* **Your goal**:
Any pictures should be left out; please print exactly the lines between the line with "Write the Plotly.js code for this chart." and the line with "0.68, 0.19, 0.05];", inclusive.

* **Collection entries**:
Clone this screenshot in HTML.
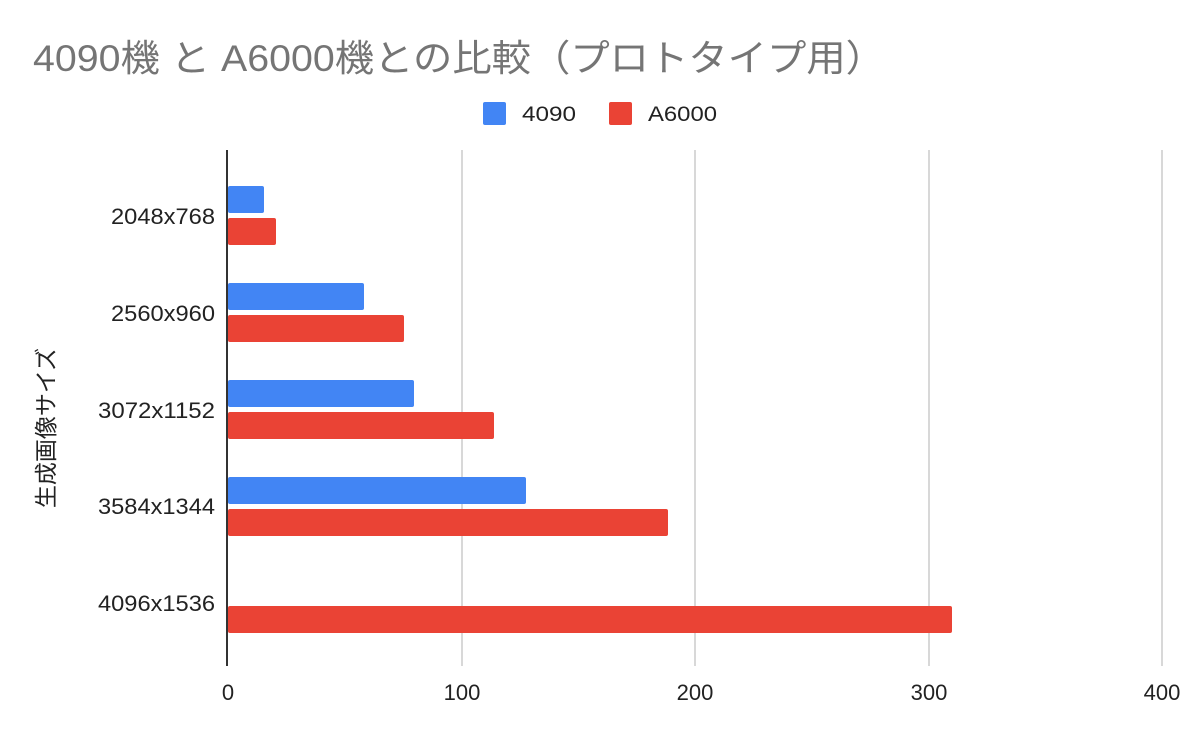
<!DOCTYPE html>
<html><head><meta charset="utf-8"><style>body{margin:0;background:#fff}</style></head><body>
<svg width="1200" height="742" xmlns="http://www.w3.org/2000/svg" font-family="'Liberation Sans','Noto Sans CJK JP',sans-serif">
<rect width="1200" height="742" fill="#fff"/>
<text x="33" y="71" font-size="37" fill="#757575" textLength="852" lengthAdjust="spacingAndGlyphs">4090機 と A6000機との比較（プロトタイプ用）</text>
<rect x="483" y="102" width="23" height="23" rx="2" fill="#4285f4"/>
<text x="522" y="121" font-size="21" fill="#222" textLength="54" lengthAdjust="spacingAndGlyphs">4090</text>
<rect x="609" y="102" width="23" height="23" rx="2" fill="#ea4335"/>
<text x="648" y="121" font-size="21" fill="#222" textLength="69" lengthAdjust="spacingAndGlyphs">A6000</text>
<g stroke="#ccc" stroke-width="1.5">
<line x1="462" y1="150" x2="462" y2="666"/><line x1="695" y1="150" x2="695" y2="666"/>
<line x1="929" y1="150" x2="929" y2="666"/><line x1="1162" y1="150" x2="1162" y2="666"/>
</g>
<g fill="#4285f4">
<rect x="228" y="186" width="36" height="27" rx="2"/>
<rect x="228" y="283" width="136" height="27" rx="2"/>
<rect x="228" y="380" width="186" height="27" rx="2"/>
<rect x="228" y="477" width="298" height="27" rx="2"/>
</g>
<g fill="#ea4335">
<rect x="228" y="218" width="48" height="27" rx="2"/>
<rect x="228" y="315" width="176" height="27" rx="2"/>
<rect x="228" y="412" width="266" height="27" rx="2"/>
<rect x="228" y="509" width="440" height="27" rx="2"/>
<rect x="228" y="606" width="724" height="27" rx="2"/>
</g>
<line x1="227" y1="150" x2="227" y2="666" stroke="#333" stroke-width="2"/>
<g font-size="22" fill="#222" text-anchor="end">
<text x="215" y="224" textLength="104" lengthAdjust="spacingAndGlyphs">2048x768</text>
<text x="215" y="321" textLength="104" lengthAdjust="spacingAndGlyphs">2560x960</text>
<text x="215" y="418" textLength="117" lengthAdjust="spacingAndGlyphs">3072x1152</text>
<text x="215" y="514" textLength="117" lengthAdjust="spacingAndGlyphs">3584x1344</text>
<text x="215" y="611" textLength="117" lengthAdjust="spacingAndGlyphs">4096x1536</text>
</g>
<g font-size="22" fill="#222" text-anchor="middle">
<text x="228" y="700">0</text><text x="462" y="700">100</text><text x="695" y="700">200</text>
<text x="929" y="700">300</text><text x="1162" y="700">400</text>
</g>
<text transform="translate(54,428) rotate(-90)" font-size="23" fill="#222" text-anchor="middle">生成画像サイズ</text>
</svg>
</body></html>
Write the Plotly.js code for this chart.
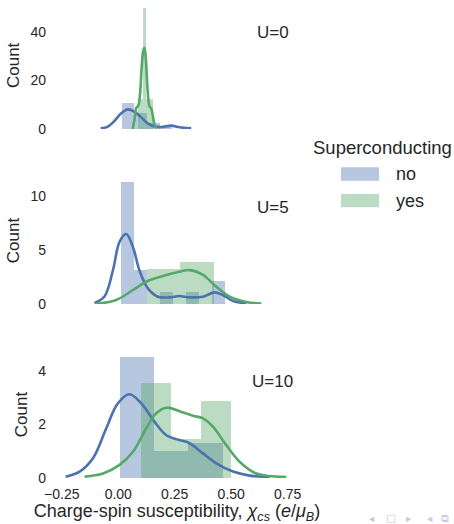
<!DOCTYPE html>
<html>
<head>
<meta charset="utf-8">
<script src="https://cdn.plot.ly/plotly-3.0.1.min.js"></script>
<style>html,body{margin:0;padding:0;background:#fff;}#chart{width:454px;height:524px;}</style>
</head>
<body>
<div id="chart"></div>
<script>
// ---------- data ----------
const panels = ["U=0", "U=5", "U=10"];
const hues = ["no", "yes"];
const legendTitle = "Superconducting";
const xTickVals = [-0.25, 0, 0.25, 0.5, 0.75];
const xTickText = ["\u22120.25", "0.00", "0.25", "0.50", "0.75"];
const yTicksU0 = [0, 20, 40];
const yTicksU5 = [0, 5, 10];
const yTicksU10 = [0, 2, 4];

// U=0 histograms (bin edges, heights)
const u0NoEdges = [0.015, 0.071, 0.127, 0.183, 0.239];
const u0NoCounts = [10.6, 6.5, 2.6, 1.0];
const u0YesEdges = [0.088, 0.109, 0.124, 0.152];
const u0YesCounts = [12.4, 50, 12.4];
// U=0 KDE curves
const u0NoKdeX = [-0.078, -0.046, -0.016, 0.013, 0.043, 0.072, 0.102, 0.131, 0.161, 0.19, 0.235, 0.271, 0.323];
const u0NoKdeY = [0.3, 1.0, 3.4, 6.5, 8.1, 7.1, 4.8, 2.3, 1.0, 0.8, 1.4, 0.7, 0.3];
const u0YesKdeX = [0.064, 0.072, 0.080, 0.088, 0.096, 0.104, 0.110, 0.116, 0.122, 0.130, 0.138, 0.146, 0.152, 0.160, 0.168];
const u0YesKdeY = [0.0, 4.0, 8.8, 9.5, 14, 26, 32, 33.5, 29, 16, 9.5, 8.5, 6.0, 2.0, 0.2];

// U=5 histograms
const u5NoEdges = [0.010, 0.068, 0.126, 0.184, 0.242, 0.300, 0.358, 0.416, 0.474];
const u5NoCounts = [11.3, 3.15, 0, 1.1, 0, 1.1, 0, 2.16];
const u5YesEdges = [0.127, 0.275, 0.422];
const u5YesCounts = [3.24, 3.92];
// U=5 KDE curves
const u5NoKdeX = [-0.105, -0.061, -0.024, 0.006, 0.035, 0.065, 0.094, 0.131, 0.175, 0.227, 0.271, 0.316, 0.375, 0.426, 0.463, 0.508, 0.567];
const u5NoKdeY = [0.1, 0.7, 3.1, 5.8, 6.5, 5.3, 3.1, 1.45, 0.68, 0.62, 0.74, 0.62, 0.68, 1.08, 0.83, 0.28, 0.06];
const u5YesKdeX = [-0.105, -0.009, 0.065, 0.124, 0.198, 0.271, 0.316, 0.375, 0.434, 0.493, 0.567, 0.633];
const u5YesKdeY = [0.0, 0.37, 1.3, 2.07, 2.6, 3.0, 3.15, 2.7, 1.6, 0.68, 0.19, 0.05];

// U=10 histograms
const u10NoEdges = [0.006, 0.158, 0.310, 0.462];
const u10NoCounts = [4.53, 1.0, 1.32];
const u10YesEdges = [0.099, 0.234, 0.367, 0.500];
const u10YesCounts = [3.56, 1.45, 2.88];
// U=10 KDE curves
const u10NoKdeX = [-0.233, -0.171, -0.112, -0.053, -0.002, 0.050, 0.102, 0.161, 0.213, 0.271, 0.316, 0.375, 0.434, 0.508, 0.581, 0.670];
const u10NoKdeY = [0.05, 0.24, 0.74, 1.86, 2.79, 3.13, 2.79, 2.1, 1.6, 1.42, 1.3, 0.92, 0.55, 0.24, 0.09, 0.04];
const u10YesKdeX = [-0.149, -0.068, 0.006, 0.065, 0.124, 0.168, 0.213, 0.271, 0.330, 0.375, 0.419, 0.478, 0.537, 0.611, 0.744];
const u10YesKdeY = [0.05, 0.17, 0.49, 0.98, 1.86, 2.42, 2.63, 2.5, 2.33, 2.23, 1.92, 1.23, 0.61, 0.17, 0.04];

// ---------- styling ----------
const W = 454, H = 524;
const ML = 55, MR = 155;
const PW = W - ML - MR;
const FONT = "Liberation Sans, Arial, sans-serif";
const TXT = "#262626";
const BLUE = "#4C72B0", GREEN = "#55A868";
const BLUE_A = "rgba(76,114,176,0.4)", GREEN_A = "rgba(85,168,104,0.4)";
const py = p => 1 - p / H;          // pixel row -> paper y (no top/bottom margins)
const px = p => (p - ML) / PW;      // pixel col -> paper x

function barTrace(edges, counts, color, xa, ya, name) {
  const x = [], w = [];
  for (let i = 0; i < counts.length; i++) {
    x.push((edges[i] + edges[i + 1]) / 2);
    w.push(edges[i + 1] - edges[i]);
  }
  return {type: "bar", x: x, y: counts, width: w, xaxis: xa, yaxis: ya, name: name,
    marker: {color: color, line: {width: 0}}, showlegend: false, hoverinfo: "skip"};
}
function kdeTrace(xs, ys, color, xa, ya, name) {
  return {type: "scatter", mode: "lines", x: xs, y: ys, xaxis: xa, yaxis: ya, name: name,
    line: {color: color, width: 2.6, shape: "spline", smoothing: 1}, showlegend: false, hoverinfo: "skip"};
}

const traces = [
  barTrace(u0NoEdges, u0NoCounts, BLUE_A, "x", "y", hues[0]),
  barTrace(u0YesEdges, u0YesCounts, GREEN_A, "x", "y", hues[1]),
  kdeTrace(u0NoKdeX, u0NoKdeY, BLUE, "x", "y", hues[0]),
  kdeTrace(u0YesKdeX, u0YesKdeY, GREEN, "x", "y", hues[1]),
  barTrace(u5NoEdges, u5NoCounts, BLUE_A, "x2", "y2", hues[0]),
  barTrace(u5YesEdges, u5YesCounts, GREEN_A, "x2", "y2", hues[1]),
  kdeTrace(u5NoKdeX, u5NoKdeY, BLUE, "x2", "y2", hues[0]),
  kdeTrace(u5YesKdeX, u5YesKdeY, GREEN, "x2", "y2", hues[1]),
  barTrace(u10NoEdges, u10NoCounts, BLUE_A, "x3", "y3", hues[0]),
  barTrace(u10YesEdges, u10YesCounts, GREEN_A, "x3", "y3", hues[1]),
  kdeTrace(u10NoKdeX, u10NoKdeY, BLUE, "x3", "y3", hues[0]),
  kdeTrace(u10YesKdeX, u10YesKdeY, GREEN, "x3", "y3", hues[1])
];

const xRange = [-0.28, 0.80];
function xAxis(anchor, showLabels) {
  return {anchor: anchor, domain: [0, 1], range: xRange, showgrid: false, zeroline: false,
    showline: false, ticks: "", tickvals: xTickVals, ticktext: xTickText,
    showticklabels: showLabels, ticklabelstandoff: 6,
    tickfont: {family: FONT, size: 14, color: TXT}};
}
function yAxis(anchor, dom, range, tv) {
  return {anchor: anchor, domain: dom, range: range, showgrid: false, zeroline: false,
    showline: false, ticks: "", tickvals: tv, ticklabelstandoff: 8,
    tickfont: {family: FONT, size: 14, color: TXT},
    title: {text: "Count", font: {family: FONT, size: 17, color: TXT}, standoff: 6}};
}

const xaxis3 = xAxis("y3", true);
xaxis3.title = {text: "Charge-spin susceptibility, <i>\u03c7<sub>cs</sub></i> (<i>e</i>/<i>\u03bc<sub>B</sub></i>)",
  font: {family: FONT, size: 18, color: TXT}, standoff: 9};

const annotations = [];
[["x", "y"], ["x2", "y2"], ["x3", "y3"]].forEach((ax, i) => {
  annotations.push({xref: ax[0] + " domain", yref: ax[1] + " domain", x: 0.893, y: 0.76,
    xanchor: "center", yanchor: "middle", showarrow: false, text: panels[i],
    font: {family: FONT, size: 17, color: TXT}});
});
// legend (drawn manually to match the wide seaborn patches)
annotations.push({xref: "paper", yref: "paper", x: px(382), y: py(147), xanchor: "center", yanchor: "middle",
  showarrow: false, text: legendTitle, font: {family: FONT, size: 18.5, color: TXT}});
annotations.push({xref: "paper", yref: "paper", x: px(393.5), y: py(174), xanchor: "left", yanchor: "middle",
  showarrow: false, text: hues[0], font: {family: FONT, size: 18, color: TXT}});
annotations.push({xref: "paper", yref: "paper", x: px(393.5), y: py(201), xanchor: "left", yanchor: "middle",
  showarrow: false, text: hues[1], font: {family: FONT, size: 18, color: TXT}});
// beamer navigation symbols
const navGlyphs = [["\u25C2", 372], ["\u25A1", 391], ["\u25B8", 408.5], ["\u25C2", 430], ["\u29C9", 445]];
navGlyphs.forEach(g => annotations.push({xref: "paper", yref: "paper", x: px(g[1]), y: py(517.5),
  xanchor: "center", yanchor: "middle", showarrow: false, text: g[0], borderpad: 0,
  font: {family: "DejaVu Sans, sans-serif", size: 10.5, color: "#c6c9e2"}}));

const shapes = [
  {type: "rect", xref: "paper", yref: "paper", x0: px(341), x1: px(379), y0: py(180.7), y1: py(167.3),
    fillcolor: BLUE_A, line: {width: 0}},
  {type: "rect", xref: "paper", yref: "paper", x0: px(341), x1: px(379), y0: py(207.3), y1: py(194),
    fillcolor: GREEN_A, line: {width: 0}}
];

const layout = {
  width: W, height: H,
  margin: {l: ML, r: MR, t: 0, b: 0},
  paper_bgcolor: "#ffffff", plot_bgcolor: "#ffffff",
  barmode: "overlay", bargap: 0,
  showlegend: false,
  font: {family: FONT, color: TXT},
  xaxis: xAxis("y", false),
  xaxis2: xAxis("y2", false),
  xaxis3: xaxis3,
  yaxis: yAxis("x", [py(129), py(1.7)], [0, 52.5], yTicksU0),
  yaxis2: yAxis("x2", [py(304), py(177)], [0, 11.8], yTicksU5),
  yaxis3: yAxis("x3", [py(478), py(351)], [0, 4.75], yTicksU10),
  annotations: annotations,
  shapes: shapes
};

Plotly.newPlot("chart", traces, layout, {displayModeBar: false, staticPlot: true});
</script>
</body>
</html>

* **Task solution**:
Write the Plotly.js code for this chart.
<!DOCTYPE html>
<html>
<head>
<meta charset="utf-8">
<script src="https://cdn.plot.ly/plotly-3.0.1.min.js"></script>
<style>html,body{margin:0;padding:0;background:#fff;}#chart{width:454px;height:524px;}</style>
</head>
<body>
<div id="chart"></div>
<script>
// ---------- data ----------
const panels = ["U=0", "U=5", "U=10"];
const hues = ["no", "yes"];
const legendTitle = "Superconducting";
const xTickVals = [-0.25, 0, 0.25, 0.5, 0.75];
const xTickText = ["\u22120.25", "0.00", "0.25", "0.50", "0.75"];
const yTicksU0 = [0, 20, 40];
const yTicksU5 = [0, 5, 10];
const yTicksU10 = [0, 2, 4];

// U=0 histograms (bin edges, heights)
const u0NoEdges = [0.015, 0.071, 0.127, 0.183, 0.239];
const u0NoCounts = [10.6, 6.5, 2.6, 1.0];
const u0YesEdges = [0.088, 0.109, 0.124, 0.152];
const u0YesCounts = [12.4, 50, 12.4];
// U=0 KDE curves
const u0NoKdeX = [-0.078, -0.046, -0.016, 0.013, 0.043, 0.072, 0.102, 0.131, 0.161, 0.19, 0.235, 0.271, 0.323];
const u0NoKdeY = [0.3, 1.0, 3.4, 6.5, 8.1, 7.1, 4.8, 2.3, 1.0, 0.8, 1.4, 0.7, 0.3];
const u0YesKdeX = [0.064, 0.072, 0.080, 0.088, 0.096, 0.104, 0.110, 0.116, 0.122, 0.130, 0.138, 0.146, 0.152, 0.160, 0.168];
const u0YesKdeY = [0.0, 4.0, 8.8, 9.5, 14, 26, 32, 33.5, 29, 16, 9.5, 8.5, 6.0, 2.0, 0.2];

// U=5 histograms
const u5NoEdges = [0.010, 0.068, 0.126, 0.184, 0.242, 0.300, 0.358, 0.416, 0.474];
const u5NoCounts = [11.3, 3.15, 0, 1.1, 0, 1.1, 0, 2.16];
const u5YesEdges = [0.127, 0.275, 0.422];
const u5YesCounts = [3.24, 3.92];
// U=5 KDE curves
const u5NoKdeX = [-0.105, -0.061, -0.024, 0.006, 0.035, 0.065, 0.094, 0.131, 0.175, 0.227, 0.271, 0.316, 0.375, 0.426, 0.463, 0.508, 0.567];
const u5NoKdeY = [0.1, 0.7, 3.1, 5.8, 6.5, 5.3, 3.1, 1.45, 0.68, 0.62, 0.74, 0.62, 0.68, 1.08, 0.83, 0.28, 0.06];
const u5YesKdeX = [-0.105, -0.009, 0.065, 0.124, 0.198, 0.271, 0.316, 0.375, 0.434, 0.493, 0.567, 0.633];
const u5YesKdeY = [0.0, 0.37, 1.3, 2.07, 2.6, 3.0, 3.15, 2.7, 1.6, 0.68, 0.19, 0.05];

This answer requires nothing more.